Mortgage Daily

Published On: January 4, 2012

Despite improving performance on loans backed by apartment buildings, hotels and industrial properties — delinquency on securitized commercial mortgages moved higher last month. Behind the deterioration were loans on office and retail properties. The forecast is for even more defaults.

Commercial real estate loans included in commercial mortgage-backed securities had a 30-day delinquency rate of 9.58 percent in December. The rate was determined based on delinquent loans valued at $58.5 billion.

The rate worsened from 9.51 percent in November, according to Trepp LLC, which reported the data. But there was no change in the balance of past-due loans.

It was the third time in four months that CMBS delinquency increased. During all of 2011, the rate was up eight times.
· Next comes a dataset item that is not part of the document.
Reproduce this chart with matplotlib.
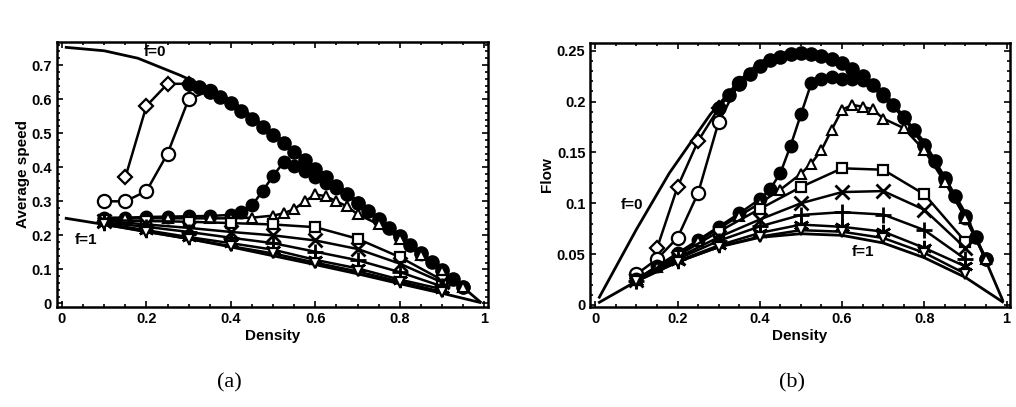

“We view this as the first of a six to twelve month stretch where the rate could increase by 75 basis points in aggregate,” Trepp Senior Managing Director Manus Clancy said in the report. “This will come as a result of the first wave of 2007 originated loans reaching their balloon dates over the next few months.”

The delinquency rate on multifamily loans was 15.57 percent last month, the highest rate of any property type. Past-due payments on apartment loans, however, were down 61 BPS from November.

Commercial mortgages backed by hotel properties had a 12.20 percent delinquency rate, improving from November’s 12.28 percent.

At 12.03 percent, securitized loans on industrial properties were 17 BPS better than the previous month.

Behind last month’s overall worsening performance was delinquency on retail properties, which jumped 33 PBS to 7.85 percent.

Also fueling December’s deterioration were office loans, with the past-due rate rising 21 BPS to 8.97 percent.